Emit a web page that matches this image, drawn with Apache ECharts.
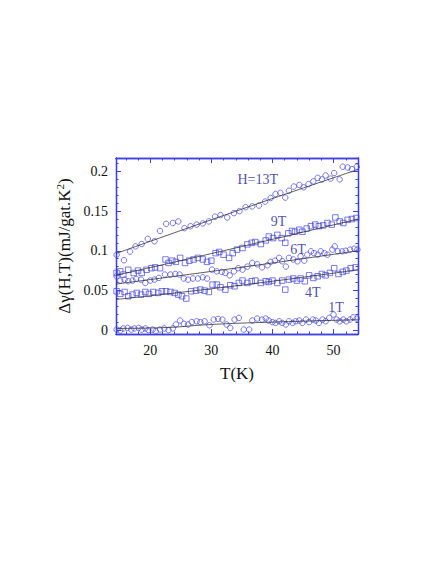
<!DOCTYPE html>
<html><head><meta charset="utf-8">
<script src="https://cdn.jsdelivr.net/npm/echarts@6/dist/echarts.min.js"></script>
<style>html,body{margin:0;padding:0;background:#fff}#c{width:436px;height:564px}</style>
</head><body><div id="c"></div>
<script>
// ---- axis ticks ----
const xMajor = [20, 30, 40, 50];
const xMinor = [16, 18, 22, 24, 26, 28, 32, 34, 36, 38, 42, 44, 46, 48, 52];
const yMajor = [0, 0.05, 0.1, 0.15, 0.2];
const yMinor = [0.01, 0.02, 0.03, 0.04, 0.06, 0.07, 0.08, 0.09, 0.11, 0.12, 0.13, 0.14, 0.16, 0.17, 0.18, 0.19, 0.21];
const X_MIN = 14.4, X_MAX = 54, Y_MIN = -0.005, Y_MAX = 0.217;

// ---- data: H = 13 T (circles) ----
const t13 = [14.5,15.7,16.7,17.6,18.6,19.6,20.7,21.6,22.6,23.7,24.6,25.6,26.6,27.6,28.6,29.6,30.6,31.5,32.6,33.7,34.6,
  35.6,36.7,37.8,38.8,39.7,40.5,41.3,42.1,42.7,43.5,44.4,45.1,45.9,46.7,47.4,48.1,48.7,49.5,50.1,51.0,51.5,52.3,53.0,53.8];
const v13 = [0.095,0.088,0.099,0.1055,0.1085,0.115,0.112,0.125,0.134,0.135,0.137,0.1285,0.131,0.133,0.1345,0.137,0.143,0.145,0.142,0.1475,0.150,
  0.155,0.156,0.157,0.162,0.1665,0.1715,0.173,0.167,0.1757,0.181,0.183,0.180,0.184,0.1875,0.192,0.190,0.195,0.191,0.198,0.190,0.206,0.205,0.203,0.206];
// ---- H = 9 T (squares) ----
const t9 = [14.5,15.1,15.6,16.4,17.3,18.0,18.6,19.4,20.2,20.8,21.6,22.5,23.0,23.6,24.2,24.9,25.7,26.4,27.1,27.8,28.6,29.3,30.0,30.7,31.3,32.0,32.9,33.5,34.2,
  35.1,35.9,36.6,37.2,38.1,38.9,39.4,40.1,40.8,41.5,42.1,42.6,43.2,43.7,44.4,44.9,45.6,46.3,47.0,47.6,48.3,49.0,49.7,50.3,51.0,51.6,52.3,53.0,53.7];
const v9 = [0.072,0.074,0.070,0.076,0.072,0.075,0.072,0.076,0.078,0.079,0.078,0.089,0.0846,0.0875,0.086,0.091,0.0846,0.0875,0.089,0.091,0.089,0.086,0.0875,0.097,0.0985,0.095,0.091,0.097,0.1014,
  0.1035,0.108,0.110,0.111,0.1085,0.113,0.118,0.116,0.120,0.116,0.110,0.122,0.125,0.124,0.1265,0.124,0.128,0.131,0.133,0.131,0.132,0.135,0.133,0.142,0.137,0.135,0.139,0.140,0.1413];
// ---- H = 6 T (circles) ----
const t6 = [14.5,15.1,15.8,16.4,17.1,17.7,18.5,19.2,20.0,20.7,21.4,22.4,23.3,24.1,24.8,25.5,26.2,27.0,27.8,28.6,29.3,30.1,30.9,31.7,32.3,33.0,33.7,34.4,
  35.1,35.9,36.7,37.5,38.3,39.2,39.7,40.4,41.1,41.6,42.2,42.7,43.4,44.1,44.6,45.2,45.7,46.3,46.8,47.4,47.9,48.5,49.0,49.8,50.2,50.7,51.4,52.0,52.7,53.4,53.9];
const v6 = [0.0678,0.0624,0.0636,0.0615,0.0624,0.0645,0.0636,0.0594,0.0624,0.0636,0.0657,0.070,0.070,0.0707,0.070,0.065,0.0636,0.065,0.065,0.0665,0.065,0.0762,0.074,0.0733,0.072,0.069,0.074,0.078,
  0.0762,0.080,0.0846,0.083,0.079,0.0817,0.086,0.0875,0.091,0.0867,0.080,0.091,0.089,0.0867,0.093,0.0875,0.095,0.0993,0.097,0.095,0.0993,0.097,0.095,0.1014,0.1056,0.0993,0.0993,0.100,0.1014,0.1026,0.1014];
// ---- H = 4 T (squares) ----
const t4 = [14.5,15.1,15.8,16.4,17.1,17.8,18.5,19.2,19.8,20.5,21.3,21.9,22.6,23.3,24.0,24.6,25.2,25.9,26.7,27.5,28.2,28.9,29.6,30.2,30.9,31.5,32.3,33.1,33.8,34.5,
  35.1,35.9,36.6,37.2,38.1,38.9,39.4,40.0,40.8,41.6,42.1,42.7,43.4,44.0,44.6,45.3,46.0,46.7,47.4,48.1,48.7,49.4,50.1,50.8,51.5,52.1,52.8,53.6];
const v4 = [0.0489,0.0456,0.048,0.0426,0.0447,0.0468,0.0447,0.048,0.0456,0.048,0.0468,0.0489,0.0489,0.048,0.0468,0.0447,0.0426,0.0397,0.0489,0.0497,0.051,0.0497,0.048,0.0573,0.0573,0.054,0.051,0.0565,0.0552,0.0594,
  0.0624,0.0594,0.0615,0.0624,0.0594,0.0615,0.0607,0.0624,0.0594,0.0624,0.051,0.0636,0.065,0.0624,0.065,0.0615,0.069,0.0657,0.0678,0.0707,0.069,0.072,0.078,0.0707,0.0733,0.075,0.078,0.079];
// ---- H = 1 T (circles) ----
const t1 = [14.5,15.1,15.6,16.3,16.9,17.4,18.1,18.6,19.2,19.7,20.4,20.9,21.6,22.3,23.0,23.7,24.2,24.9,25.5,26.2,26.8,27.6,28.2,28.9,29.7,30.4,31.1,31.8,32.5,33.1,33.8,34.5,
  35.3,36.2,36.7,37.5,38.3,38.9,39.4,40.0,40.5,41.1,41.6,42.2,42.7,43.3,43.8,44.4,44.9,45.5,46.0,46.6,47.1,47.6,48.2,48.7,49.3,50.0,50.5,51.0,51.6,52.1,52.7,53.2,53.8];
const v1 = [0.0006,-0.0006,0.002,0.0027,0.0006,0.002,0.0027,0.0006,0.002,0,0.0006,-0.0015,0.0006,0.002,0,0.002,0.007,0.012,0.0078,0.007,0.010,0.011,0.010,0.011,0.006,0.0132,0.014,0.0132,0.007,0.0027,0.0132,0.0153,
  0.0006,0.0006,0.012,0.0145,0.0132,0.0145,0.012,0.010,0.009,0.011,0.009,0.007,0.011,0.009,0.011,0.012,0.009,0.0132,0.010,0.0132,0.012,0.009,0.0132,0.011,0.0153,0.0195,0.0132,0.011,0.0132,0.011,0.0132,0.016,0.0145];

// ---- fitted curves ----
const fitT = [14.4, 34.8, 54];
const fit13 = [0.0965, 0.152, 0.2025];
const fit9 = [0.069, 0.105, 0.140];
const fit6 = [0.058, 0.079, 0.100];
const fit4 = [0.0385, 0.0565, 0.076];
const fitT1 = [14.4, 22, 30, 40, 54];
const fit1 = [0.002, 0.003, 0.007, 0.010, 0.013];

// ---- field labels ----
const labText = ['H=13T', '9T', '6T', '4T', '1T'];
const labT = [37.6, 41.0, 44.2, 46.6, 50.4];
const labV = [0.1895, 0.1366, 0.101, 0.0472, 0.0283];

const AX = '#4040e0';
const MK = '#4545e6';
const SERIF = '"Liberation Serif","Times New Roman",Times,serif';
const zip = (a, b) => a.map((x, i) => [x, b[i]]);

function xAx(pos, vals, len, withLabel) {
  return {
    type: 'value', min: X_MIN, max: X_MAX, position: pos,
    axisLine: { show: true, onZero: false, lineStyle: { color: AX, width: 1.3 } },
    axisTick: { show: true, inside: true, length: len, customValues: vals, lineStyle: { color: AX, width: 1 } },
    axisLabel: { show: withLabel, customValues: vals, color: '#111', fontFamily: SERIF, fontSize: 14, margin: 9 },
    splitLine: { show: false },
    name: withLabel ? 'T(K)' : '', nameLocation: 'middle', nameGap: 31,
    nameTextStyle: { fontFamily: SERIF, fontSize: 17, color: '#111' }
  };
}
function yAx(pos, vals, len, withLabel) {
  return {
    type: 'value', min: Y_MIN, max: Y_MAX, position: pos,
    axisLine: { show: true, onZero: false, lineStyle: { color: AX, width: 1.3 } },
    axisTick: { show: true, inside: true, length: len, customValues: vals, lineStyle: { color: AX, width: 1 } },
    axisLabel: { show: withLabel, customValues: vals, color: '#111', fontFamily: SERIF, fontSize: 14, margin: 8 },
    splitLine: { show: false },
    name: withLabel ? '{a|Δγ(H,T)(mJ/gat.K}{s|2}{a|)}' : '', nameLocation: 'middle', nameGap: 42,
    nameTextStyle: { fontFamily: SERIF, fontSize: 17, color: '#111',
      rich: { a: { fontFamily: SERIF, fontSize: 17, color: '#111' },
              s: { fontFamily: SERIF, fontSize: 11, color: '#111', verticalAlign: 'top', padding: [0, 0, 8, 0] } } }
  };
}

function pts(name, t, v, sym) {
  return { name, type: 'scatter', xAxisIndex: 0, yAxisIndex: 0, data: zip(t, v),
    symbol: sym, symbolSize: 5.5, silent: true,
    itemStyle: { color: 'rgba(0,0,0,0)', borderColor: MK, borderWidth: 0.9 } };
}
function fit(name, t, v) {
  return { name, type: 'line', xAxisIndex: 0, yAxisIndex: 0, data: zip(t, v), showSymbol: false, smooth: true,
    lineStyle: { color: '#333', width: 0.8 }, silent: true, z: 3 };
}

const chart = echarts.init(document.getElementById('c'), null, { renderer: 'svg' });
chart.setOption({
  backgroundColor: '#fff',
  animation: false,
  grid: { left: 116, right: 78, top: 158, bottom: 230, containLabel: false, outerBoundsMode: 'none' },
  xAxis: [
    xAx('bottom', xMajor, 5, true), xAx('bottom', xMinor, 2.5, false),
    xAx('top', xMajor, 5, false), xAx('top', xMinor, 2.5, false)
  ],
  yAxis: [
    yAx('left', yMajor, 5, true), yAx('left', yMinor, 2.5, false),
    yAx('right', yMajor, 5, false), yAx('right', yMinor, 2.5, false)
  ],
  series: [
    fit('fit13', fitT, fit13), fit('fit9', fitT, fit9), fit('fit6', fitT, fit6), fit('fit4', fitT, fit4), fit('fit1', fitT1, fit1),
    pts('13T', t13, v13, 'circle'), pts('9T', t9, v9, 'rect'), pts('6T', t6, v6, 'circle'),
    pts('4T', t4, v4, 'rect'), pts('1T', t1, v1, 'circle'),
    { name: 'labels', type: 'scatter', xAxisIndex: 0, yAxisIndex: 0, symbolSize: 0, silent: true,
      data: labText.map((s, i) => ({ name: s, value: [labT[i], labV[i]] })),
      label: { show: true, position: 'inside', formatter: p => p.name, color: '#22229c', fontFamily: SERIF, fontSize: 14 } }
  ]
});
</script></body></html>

----------------

> Work to be completed: Repeat the listing above up to and including the line with "const X_MIN = 14.4, X_MAX", starting from its first line. Drop any pictures.

> Written solution:
Emit a web page that matches this image, drawn with Apache ECharts.
<!DOCTYPE html>
<html><head><meta charset="utf-8">
<script src="https://cdn.jsdelivr.net/npm/echarts@6/dist/echarts.min.js"></script>
<style>html,body{margin:0;padding:0;background:#fff}#c{width:436px;height:564px}</style>
</head><body><div id="c"></div>
<script>
// ---- axis ticks ----
const xMajor = [20, 30, 40, 50];
const xMinor = [16, 18, 22, 24, 26, 28, 32, 34, 36, 38, 42, 44, 46, 48, 52];
const yMajor = [0, 0.05, 0.1, 0.15, 0.2];
const yMinor = [0.01, 0.02, 0.03, 0.04, 0.06, 0.07, 0.08, 0.09, 0.11, 0.12, 0.13, 0.14, 0.16, 0.17, 0.18, 0.19, 0.21];
const X_MIN = 14.4, X_MAX = 54, Y_MIN = -0.005, Y_MAX = 0.217;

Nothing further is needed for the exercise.